Designing large, high-efficiency, high-numerical-aperture, transmissive meta-lenses for visible light

TL;DR

This paper introduces a novel design method for large, high-efficiency, high-numerical-aperture transmissive meta-lenses for visible light, enabling precise optimization of nanostructures over large areas with minimal computational cost.

Contribution

A new computational approach for designing large-area meta-lenses that predicts efficiency and optimizes nanostructure shapes with near size-independent cost.

Findings

Achieved 79% efficiency for yellow light meta-lens

Designed a dichroic meta-lens with spectral selectivity

Created a broadband meta-lens with high numerical aperture

Abstract

A metasurface lens (meta-lens) bends light using nanostructures on a flat surface.
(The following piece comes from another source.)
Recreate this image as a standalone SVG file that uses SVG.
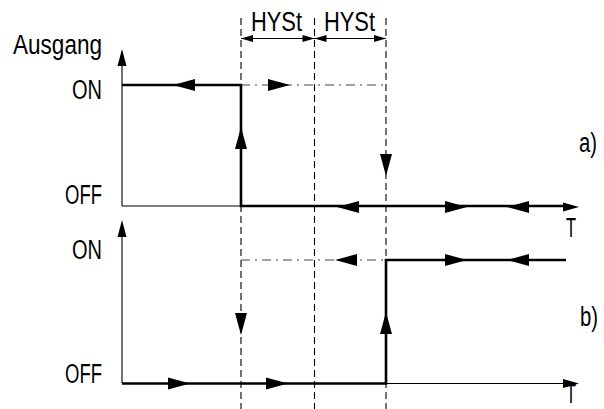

Macroscopic meta-lenses (mm- to cm-scale diameter) have been quite difficult to simulate and optimize, due to the large area, the lack of periodicity, and the billions of adjustable parameters. We describe a method for designing a large-area meta-lens that allows not only prediction of the efficiency and far-field, but also optimization of the shape and position of each individual nanostructure, with a computational cost that is almost independent of the lens size. As examples, we design three large NA=0.94 meta-lenses: One with 79% predicted efficiency for yellow light, one with dichroic properties, and one broadband lens. All have a minimum feature size of 100nm.